All standard references below refers to N4659: March 2017 post-Kona working draft/C++17 DIS.
Consider the following snippet:
#include <type_traits>
template <int N> struct num {};
template <typename> struct A;
// (1)
template <int N> struct A<num<N>> { using type = bool; };
// (2)
template <long N> struct A<num<N>> { using type = char; };
static_assert(!std::is_same_v<long, int>, "");
// (A)
static_assert(std::is_same_v<A<num<1>>::type, bool>, "");
int main() {}
The static_assert
at (A) is successful for GCC, but fails for Clang:
error: static_assert failed due to requirement 'std::is_same_v<char, bool>' ""
Essentially, GCC picks the perfectly matching specialization (1), whereas Clang picks the specialization (2).
Similarly, if we remove the assertions as well as specialization (1):
template <int N> struct num {};
template <typename> struct A;
// (2)
template <long N> struct A<num<N>> { using type = char; };
int main() {
A<num<1>> a{};
(void)a;
}
Then GCC fails to compile the program whereas Clang accepts it.
GCC:
error: variable '`A<num<1> > a`' has initializer but incomplete type
This behaviour holds over various GCC and Clang versions, as well as various C++ language levels over these version (C++11, C++14, C++17, C++2a).
My guess is that this is ill-formed, but haven't been able to apply a relevant part of [temp.class.spec] to reject it. Perhaps [temp.class.spec]/8.1?
[temp.class.spec]/8.1 The type of a template parameter corresponding to a specialized non-type argument shall not be dependent on a parameter of the specialization. [ Example: [...] — end example ]
As far as I can tell, the first snippet is ill-formed (and a diagnostic is required); compilers should reject the program because of the partial specialization (2).
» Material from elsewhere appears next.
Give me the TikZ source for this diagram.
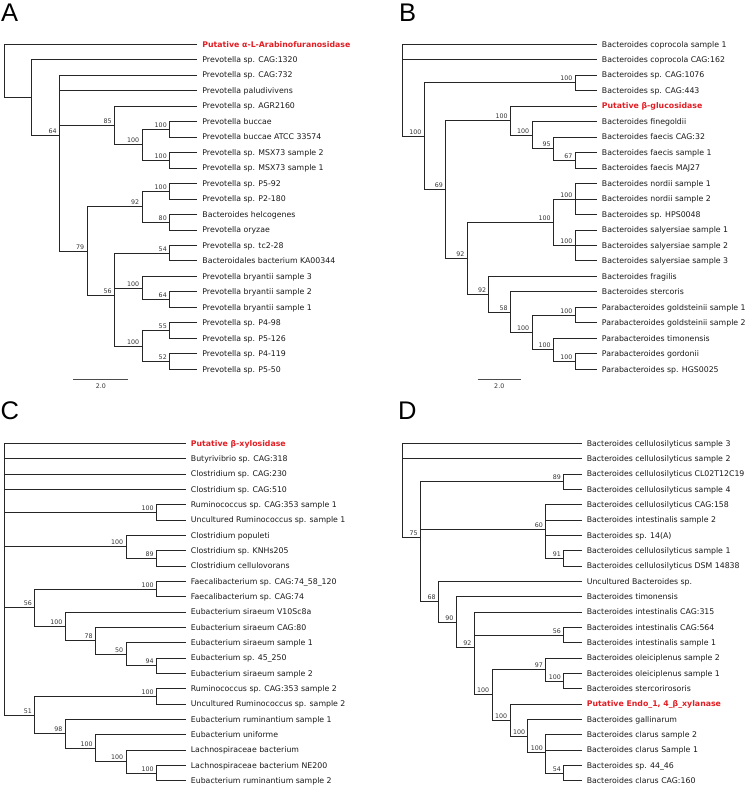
\documentclass[tikz,border=0pt]{standalone}
\usepackage{fontspec}
\setmainfont{DejaVu Sans}
\newfontfamily\panelfont{Liberation Sans}
\usetikzlibrary{calc}
\definecolor{putred}{RGB}{226,30,36}
\newcommand\putv[1]{\textcolor{putred}{\bfseries #1}}
\newcommand\inode[3]{\coordinate (tmpc) at ($#3$);\coordinate (#1) at (#2 |- tmpc);}
\newcommand\clade[3]{\draw[branch] (#2) -| (#1) |- (#3);}
\newcommand\midkid[2]{\draw[branch] (#1 |- #2) -- (#2);}
\newcommand\supp[2]{\node[supl] (#1s) at (#1) {#2};}
\newcommand\bin[5]{\inode{#1}{#2}{(#3)!.5!(#4)}\clade{#1}{#3}{#4}\supp{#1}{#5}}
\newcommand\tri[6]{\inode{#1}{#2}{0.33333*(#3)+0.33333*(#4)+0.33334*(#5)}\clade{#1}{#3}{#5}\midkid{#1}{#4}\supp{#1}{#6}}
\begin{document}
\begin{tikzpicture}[x=1pt,y=-1pt,
  branch/.style={draw=black!85, line width=0.9pt},
  leaf/.style={anchor=base west, inner sep=0pt, xshift=5pt, yshift=-2.8pt, font=\fontsize{7.8}{9}\selectfont, text=black!90},
  supl/.style={anchor=base east, inner sep=0pt, xshift=-2.7pt, yshift=2pt, font=\fontsize{6.3}{7}\selectfont, text=black!80},
  scl/.style={anchor=base, inner sep=0pt, yshift=-9.3pt, font=\fontsize{6.3}{7}\selectfont, text=black!80},
  panel/.style={anchor=base west, inner sep=0pt, font=\panelfont\fontsize{25.5}{28}\selectfont}
]
\useasboundingbox (0,0) rectangle (750,785);

% ---------------- panel letters
\node[panel] (pA) at (1,21.3) {A};
\node[panel] (pB) at (399,21.3) {B};
\node[panel] (pC) at (0.5,419.5) {C};
\node[panel] (pD) at (398,419.5) {D};

% ================= Panel A
\foreach \k in {0,...,6} {\coordinate (AX\k) at ({4.3+27.56*\k},0);}
\foreach \t [count=\i] in {
 {\putv{Putative α-L-Arabinofuranosidase}},
 Prevotella sp. CAG:1320, Prevotella sp. CAG:732, Prevotella paludivivens,
 Prevotella sp. AGR2160, Prevotella buccae, Prevotella buccae ATCC 33574,
 Prevotella sp. MSX73 sample 2, Prevotella sp. MSX73 sample 1,
 Prevotella sp. P5-92, Prevotella sp. P2-180, Bacteroides helcogenes,
 Prevotella oryzae, Prevotella sp. tc2-28, Bacteroidales bacterium KA00344,
 Prevotella bryantii sample 3, Prevotella bryantii sample 2,
 Prevotella bryantii sample 1, Prevotella sp. P4-98, Prevotella sp. P5-126,
 Prevotella sp. P4-119, Prevotella sp. P5-50}
 {\coordinate (a\i) at (197.2,{44.2+15.48*(\i-1)}); \node[leaf] (ta\i) at (a\i) {\t};}
\bin{aN1}{AX6}{a6}{a7}{100}
\bin{aN2}{AX6}{a8}{a9}{100}
\bin{aN3}{AX5}{aN1}{aN2}{100}
\bin{aN4}{AX4}{a5}{aN3}{85}
\bin{aN5}{AX6}{a10}{a11}{100}
\bin{aN6}{AX6}{a12}{a13}{80}
\bin{aN7}{AX5}{aN5}{aN6}{92}
\bin{aN8}{AX6}{a14}{a15}{54}
\bin{aN9}{AX6}{a17}{a18}{64}
\bin{aN10}{AX5}{a16}{aN9}{100}
\bin{aN11}{AX6}{a19}{a20}{55}
\bin{aN12}{AX6}{a21}{a22}{52}
\bin{aN13}{AX5}{aN11}{aN12}{100}
\tri{aN14}{AX4}{aN8}{aN10}{aN13}{56}
\bin{aN15}{AX3}{aN7}{aN14}{79}
\inode{aN16}{AX2}{0.25*(a3)+0.25*(a4)+0.25*(aN4)+0.25*(aN15)}
\clade{aN16}{a3}{aN15}\midkid{aN16}{a4}\midkid{aN16}{aN4}\supp{aN16}{64}
\inode{aN17}{AX1}{(a2)!.5!(aN16)}\clade{aN17}{a2}{aN16}
\inode{aR}{AX0}{(a1)!.5!(aN17)}\clade{aR}{a1}{aN17}
\coordinate (sA1) at (73.3,379); \coordinate (sA2) at (128.4,379);
\draw[draw=black!70, line width=0.7pt] (sA1) -- (sA2);
\node[scl] (sAt) at ($(sA1)!.5!(sA2)$) {2.0};

% ================= Panel B
\foreach \k in {0,...,8} {\coordinate (BX\k) at ({402.7+21.56*\k},0);}
\foreach \t [count=\i] in {
 Bacteroides coprocola sample 1, Bacteroides coprocola CAG:162,
 Bacteroides sp. CAG:1076, Bacteroides sp. CAG:443,
 {\putv{Putative β-glucosidase}},
 Bacteroides finegoldii, Bacteroides faecis CAG:32, Bacteroides faecis sample 1,
 Bacteroides faecis MAJ27, Bacteroides nordii sample 1, Bacteroides nordii sample 2,
 Bacteroides sp. HPS0048, Bacteroides salyersiae sample 1,
 Bacteroides salyersiae sample 2, Bacteroides salyersiae sample 3,
 Bacteroides fragilis, Bacteroides stercoris,
 Parabacteroides goldsteinii sample 1, Parabacteroides goldsteinii sample 2,
 Parabacteroides timonensis, Parabacteroides gordonii, Parabacteroides sp. HGS0025}
 {\coordinate (b\i) at (596.7,{44.2+15.48*(\i-1)}); \node[leaf] (tb\i) at (b\i) {\t};}
\bin{bN1}{BX8}{b3}{b4}{100}
\bin{bN2}{BX8}{b8}{b9}{67}
\bin{bN3}{BX7}{b7}{bN2}{95}
\bin{bN4}{BX6}{b6}{bN3}{100}
\bin{bN5}{BX5}{b5}{bN4}{100}
\tri{bN6}{BX8}{b10}{b11}{b12}{100}
\tri{bN7}{BX8}{b13}{b14}{b15}{100}
\bin{bN8}{BX7}{bN6}{bN7}{100}
\bin{bN9}{BX8}{b18}{b19}{100}
\bin{bN10}{BX8}{b21}{b22}{100}
\bin{bN11}{BX7}{b20}{bN10}{100}
\bin{bN12}{BX6}{bN9}{bN11}{100}
\bin{bN13}{BX5}{b17}{bN12}{58}
\bin{bN14}{BX4}{b16}{bN13}{92}
\bin{bN15}{BX3}{bN8}{bN14}{92}
\bin{bN16}{BX2}{bN5}{bN15}{69}
\bin{bN17}{BX1}{bN1}{bN16}{100}
\inode{bR}{BX0}{0.33333*(b1)+0.33333*(b2)+0.33334*(bN17)}
\clade{bR}{b1}{bN17}\midkid{bR}{b2}
\coordinate (sB1) at (477.7,379); \coordinate (sB2) at (520.8,379);
\draw[draw=black!70, line width=0.7pt] (sB1) -- (sB2);
\node[scl] (sBt) at ($(sB1)!.5!(sB2)$) {2.0};

% ================= Panel C
\foreach \k in {0,...,5} {\coordinate (CX\k) at ({4.3+30.45*\k},0);}
\foreach \t [count=\i] in {
 {\putv{Putative β-xylosidase}},
 Butyrivibrio sp. CAG:318, Clostridium sp. CAG:230, Clostridium sp. CAG:510,
 Ruminococcus sp. CAG:353 sample 1, Uncultured Ruminococcus sp. sample 1,
 Clostridium populeti, Clostridium sp. KNHs205, Clostridium cellulovorans,
 Faecalibacterium sp. CAG:74\_58\_120, Faecalibacterium sp. CAG:74,
 Eubacterium siraeum V10Sc8a, Eubacterium siraeum CAG:80,
 Eubacterium siraeum sample 1, Eubacterium sp. 45\_250,
 Eubacterium siraeum sample 2, Ruminococcus sp. CAG:353 sample 2,
 Uncultured Ruminococcus sp. sample 2, Eubacterium ruminantium sample 1,
 Eubacterium uniforme, Lachnospiraceae bacterium,
 Lachnospiraceae bacterium NE200, Eubacterium ruminantium sample 2}
 {\coordinate (c\i) at (185.7,{443.3+15.34*(\i-1)}); \node[leaf] (tc\i) at (c\i) {\t};}
\bin{cN1}{CX5}{c5}{c6}{100}
\bin{cN2}{CX5}{c8}{c9}{89}
\bin{cN3}{CX4}{c7}{cN2}{100}
\bin{cN4}{CX5}{c10}{c11}{100}
\bin{cN5}{CX5}{c15}{c16}{94}
\bin{cN6}{CX4}{c14}{cN5}{50}
\bin{cN7}{CX3}{c13}{cN6}{78}
\bin{cN8}{CX2}{c12}{cN7}{100}
\bin{cN9}{CX1}{cN4}{cN8}{56}
\bin{cN10}{CX5}{c17}{c18}{100}
\bin{cN11}{CX5}{c22}{c23}{100}
\bin{cN12}{CX4}{c21}{cN11}{100}
\bin{cN13}{CX3}{c20}{cN12}{100}
\bin{cN14}{CX2}{c19}{cN13}{98}
\bin{cN15}{CX1}{cN10}{cN14}{51}
\coordinate (cR) at (CX0 |- c1);
\clade{cR}{c1}{cN15}
\foreach \m in {c2,c3,c4,cN1,cN3,cN9} {\midkid{cR}{\m}}

% ================= Panel D
\foreach \k in {0,...,9} {\coordinate (DX\k) at ({402.7+17.89*\k},0);}
\foreach \t [count=\i] in {
 Bacteroides cellulosilyticus sample 3, Bacteroides cellulosilyticus sample 2,
 Bacteroides cellulosilyticus CL02T12C19, Bacteroides cellulosilyticus sample 4,
 Bacteroides cellulosilyticus CAG:158, Bacteroides intestinalis sample 2,
 Bacteroides sp. 14(A), Bacteroides cellulosilyticus sample 1,
 Bacteroides cellulosilyticus DSM 14838, Uncultured Bacteroides sp.,
 Bacteroides timonensis, Bacteroides intestinalis CAG:315,
 Bacteroides intestinalis CAG:564, Bacteroides intestinalis sample 1,
 Bacteroides oleiciplenus sample 2, Bacteroides oleiciplenus sample 1,
 Bacteroides stercorirosoris,
 {\putv{Putative Endo\_1, 4\_β\_xylanase}},
 Bacteroides gallinarum, Bacteroides clarus sample 2, Bacteroides clarus Sample 1,
 Bacteroides sp. 44\_46, Bacteroides clarus CAG:160}
 {\coordinate (d\i) at (581.6,{443.3+15.34*(\i-1)}); \node[leaf] (td\i) at (d\i) {\t};}
\bin{dN1}{DX9}{d3}{d4}{89}
\bin{dN2}{DX9}{d8}{d9}{91}
\inode{dN3}{DX8}{0.25*(d5)+0.25*(d6)+0.25*(d7)+0.25*(dN2)}
\clade{dN3}{d5}{dN2}\midkid{dN3}{d6}\midkid{dN3}{d7}\supp{dN3}{60}
\bin{dN4}{DX9}{d13}{d14}{56}
\bin{dN5}{DX9}{d16}{d17}{100}
\bin{dN6}{DX8}{d15}{dN5}{97}
\bin{dN7}{DX9}{d22}{d23}{54}
\tri{dN8}{DX8}{d20}{d21}{dN7}{100}
\bin{dN9}{DX7}{d19}{dN8}{100}
\bin{dN10}{DX6}{d18}{dN9}{100}
\bin{dN11}{DX5}{dN6}{dN10}{100}
\tri{dN12}{DX4}{d12}{dN4}{dN11}{92}
\bin{dN13}{DX3}{d11}{dN12}{90}
\bin{dN14}{DX2}{d10}{dN13}{68}
\tri{dN15}{DX1}{dN1}{dN3}{dN14}{75}
\inode{dR}{DX0}{0.33333*(d1)+0.33333*(d2)+0.33334*(dN15)}
\clade{dR}{d1}{dN15}\midkid{dR}{d2}
\end{tikzpicture}
\end{document}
[temp.deduct.type]/18 applies here:
If
P
has a form that contains<i>
, and if the type ofi
differs from the type of the corresponding template parameter of the template named by the enclosing simple-template-id, deduction fails. [...]
The associated example in the Standard uses a function template, but is otherwise very similar.
So the template argument of the partial specialization (2) can never be deduced, and [temp.class.spec.match]/3 applies:
If the template arguments of a partial specialization cannot be deduced because of the structure of its template-parameter-list and the template-id, the program is ill-formed.
Interestingly, I couldn't find a compiler that diagnoses this issue, not even EDG in strict mode. We could speculate that most compiler writers consider the benefits of having a diagnostic here not to be worth the effort of implementing the checks. This could mean that we might see the requirement in the paragraph above change in the future from ill-formed to ill-formed, no diagnostic required. However, this is pure speculation. In any case, I don't see it ever changing to well-formed; I can't think of a valid use for a partial specialization that never matches.
The wording of [temp.deduct.type]/18 was clarified by the resolution of CWG2091.
The standard is not nearly precise enough about the template argument deduction for a partial specialization ([temp.class.spec.match]/2) to definitively determine the meaning of your example. In particular, all deduction is ultimately defined in terms of types ([temp.deduct.type]), but there are no types involved for a non-type template argument.
The deduction for partial ordering among partial specializations handles this case in terms of an invented class template ([temp.class.order]/1.2), which brings to bear the rule that deduction fails for any mismatch between the type of a non-type template argument and its parameter ([temp.deduct.type]/18). That makes any use of A<num<…>>
in your example ambiguous if both partial specializations match (avoiding the need to determine whether a narrowing conversion was involved in using the “unique value” synthesized for partial ordering ([temp.func.order]/3) as a template argument). However, if we apply the same rule to the matching itself, we find (as does GCC) that (2) never matches. In turn, that arguably should provoke a diagnostic for the specialization itself ([temp.class.spec.match]/3, as bogdan’s answer mentioned), although it’s not entirely obvious what “structure” there is meant to include if the error is to be diagnosable and no compiler rejects it.
Meanwhile, [temp.class.spec]/8.1 is certainly irrelevant: there are no specialized non-type arguments involved.